OBJECTIVE => Nothing but the lines from the line with "Clone this chart in D3.js." to the line with "let drawingHeight = 362;", both included, is to be repeated, and those exactly. Leave out the pictures.

DATA SUPPLIED =>
>> START
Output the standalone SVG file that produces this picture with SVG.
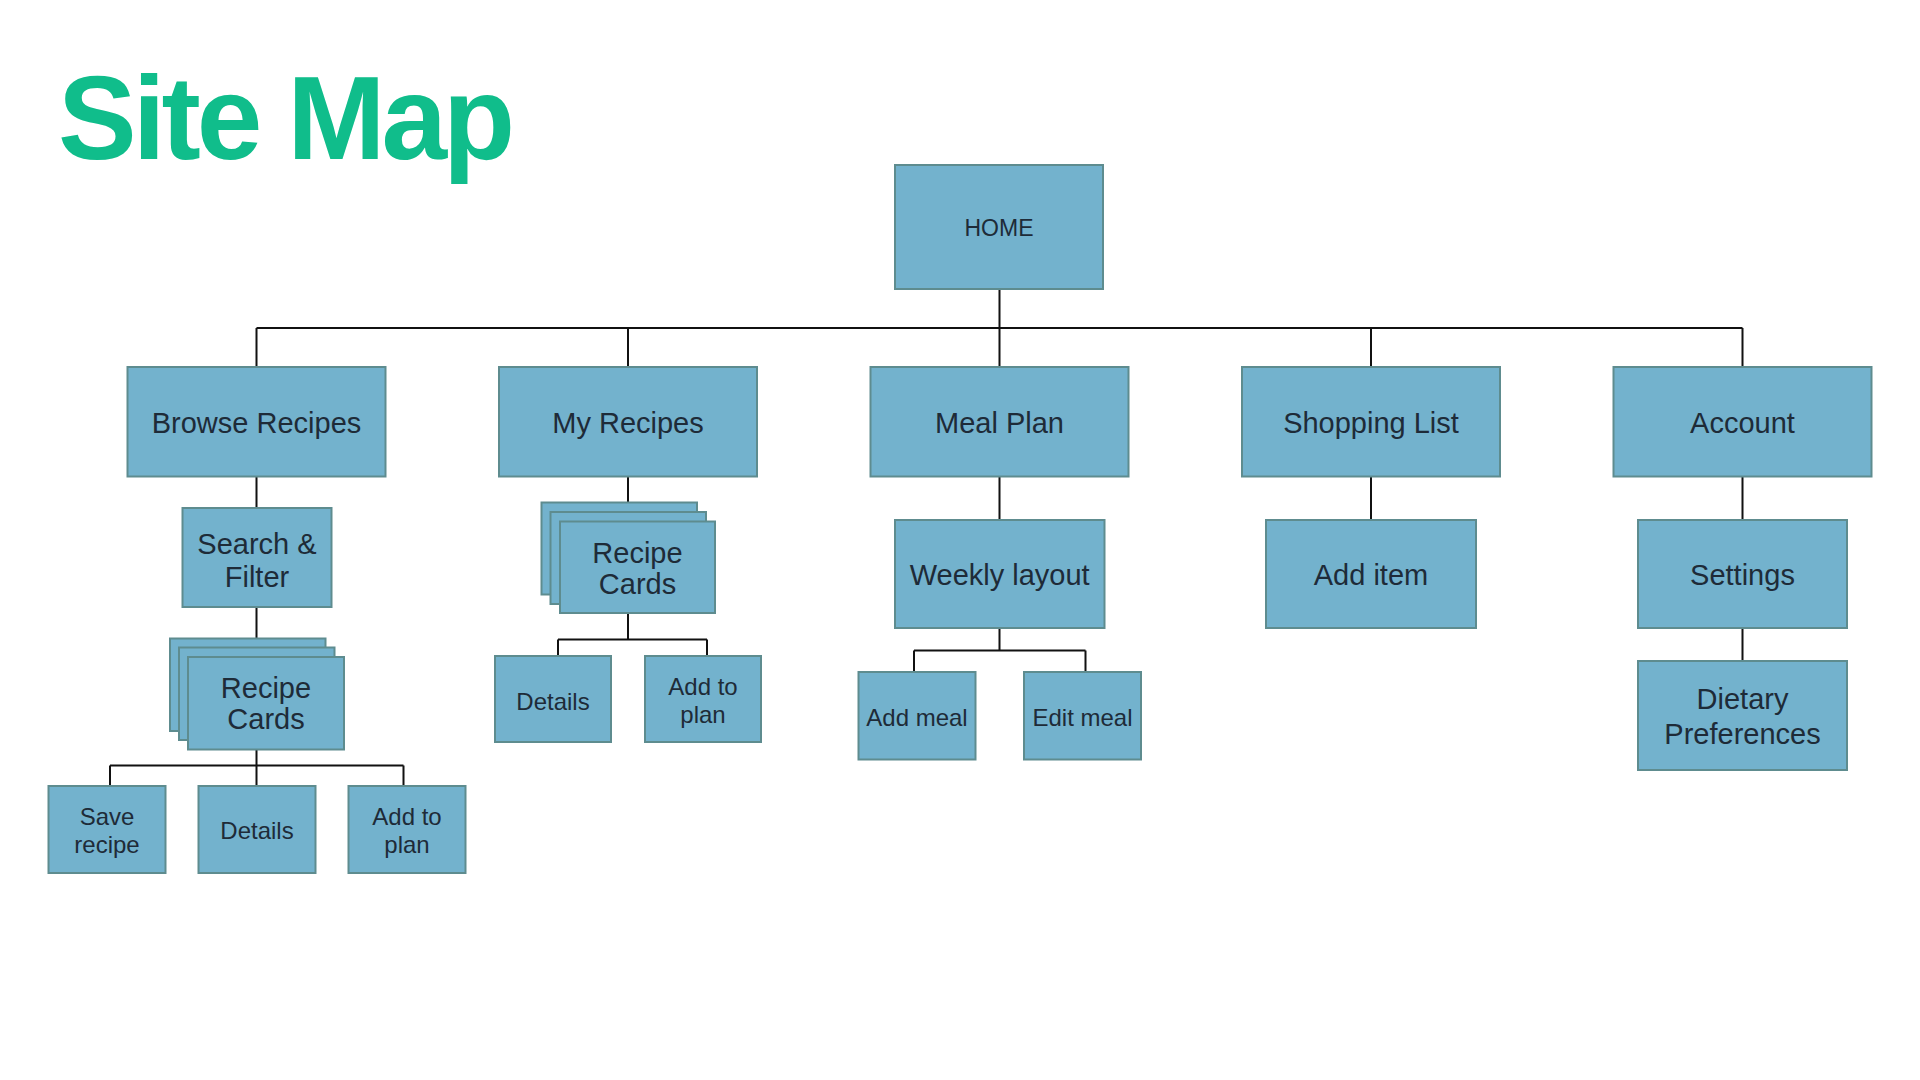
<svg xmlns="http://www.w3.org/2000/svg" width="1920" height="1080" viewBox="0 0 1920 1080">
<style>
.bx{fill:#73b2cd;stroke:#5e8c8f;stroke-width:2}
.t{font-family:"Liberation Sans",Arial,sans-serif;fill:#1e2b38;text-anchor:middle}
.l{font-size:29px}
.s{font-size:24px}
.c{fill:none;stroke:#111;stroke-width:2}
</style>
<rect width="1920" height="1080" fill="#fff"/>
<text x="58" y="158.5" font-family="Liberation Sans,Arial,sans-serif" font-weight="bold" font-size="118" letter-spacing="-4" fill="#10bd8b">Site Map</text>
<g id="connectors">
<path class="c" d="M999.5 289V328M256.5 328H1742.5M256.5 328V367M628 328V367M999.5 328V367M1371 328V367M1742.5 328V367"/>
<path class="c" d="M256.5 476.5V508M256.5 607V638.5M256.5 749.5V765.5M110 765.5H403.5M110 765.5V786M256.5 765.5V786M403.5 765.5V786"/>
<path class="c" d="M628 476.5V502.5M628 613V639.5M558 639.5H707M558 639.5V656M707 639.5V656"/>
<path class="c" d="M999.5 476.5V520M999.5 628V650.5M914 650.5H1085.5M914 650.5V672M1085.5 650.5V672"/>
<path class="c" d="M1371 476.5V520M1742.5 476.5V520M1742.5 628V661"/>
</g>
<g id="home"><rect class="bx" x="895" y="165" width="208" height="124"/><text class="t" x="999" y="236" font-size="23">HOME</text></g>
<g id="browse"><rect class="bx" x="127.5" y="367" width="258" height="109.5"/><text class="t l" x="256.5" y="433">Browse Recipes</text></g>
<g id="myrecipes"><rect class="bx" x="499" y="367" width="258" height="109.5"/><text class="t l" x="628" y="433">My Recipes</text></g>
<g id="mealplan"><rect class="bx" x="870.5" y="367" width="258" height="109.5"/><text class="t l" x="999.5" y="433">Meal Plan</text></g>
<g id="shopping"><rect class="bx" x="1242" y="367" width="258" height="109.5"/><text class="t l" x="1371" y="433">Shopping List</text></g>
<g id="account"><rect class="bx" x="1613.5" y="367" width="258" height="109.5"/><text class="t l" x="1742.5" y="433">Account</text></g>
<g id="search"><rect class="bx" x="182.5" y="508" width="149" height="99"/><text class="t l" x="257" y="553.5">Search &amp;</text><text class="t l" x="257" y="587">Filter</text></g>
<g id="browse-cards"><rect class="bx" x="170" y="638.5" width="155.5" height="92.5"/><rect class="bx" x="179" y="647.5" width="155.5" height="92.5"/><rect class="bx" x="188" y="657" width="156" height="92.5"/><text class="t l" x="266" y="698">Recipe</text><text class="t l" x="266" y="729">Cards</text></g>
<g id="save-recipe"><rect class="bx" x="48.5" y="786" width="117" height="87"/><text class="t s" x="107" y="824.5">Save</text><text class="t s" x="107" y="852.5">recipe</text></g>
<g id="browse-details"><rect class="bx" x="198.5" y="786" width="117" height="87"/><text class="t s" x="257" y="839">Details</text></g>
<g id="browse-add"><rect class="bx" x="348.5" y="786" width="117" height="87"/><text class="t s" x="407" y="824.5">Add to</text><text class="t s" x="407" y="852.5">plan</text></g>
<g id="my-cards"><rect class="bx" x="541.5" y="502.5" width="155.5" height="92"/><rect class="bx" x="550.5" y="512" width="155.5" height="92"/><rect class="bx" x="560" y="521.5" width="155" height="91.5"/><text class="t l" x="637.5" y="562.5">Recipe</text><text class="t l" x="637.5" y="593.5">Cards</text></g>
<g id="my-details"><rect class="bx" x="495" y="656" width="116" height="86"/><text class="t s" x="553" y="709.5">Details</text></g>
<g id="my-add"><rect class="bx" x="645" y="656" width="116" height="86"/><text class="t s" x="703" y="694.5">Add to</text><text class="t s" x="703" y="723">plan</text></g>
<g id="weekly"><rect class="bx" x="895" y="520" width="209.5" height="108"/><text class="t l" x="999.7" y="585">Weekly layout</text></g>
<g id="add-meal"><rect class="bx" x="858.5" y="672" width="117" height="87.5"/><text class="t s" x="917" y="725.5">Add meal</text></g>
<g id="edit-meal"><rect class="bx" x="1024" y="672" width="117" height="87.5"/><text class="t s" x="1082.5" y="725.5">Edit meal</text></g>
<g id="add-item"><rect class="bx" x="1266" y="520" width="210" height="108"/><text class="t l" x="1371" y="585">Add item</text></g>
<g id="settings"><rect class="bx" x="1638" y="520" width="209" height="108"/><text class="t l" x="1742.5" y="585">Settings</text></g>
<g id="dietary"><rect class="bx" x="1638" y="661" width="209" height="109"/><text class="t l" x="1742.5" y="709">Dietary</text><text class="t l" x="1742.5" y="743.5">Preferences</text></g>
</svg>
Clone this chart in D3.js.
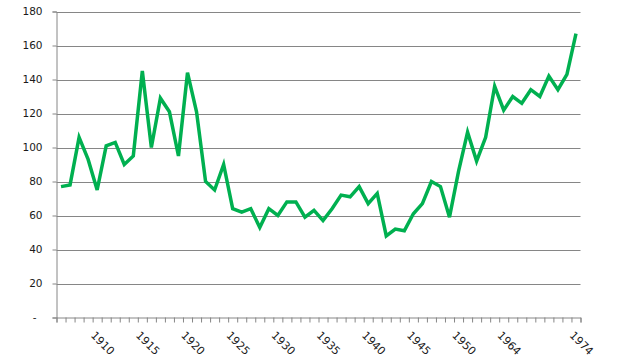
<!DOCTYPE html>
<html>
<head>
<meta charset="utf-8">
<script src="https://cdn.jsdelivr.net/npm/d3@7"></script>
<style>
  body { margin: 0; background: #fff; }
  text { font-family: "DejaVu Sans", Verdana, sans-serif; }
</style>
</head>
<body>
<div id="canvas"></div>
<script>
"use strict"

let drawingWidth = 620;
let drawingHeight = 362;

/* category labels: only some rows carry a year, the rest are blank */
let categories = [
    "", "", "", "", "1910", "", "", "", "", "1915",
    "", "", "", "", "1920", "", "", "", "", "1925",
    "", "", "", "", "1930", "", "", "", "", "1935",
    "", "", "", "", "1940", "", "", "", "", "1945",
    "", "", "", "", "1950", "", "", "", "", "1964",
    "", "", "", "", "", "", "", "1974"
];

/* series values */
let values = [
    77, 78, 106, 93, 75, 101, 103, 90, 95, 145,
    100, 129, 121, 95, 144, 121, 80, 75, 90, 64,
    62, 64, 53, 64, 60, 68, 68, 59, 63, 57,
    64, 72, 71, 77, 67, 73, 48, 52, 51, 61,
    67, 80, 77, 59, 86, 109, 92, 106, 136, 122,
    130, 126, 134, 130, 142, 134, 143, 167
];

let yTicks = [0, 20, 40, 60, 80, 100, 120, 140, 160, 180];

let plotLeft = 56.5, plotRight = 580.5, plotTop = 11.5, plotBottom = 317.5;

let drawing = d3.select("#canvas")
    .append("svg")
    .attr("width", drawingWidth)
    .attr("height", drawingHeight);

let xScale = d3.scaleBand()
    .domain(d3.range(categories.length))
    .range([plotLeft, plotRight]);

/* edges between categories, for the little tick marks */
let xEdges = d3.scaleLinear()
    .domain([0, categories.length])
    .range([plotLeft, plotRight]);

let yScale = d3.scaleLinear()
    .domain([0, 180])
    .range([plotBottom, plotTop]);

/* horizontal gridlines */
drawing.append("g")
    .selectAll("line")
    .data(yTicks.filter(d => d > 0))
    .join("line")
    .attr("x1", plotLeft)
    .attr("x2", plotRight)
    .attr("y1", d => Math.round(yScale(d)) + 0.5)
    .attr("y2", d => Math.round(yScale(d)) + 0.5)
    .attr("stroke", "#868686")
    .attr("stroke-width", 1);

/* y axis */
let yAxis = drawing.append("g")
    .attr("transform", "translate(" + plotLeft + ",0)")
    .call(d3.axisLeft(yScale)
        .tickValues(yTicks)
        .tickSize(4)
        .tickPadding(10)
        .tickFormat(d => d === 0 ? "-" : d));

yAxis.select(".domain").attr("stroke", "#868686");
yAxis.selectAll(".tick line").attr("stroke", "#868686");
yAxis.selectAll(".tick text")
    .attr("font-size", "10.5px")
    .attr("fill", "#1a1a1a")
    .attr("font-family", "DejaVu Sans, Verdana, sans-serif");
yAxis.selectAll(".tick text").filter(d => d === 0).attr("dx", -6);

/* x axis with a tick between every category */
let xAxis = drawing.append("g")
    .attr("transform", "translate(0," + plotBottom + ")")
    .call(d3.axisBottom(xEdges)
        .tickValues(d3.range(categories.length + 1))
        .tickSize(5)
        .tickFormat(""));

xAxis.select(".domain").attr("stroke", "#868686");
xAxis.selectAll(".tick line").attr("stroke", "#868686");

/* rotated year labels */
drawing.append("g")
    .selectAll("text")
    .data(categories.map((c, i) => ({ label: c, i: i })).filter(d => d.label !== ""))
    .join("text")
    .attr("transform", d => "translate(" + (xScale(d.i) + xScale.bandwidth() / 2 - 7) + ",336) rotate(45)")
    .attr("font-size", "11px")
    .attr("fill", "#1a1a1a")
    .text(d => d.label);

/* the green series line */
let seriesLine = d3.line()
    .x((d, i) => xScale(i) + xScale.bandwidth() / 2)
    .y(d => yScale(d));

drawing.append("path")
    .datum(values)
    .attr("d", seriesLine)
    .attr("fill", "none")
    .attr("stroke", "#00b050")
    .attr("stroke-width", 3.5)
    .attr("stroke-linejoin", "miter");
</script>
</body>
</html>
>> END
FINISHED EXERCISE =>
Clone this chart in D3.js.
<!DOCTYPE html>
<html>
<head>
<meta charset="utf-8">
<script src="https://cdn.jsdelivr.net/npm/d3@7"></script>
<style>
  body { margin: 0; background: #fff; }
  text { font-family: "DejaVu Sans", Verdana, sans-serif; }
</style>
</head>
<body>
<div id="canvas"></div>
<script>
"use strict"

let drawingWidth = 620;
let drawingHeight = 362;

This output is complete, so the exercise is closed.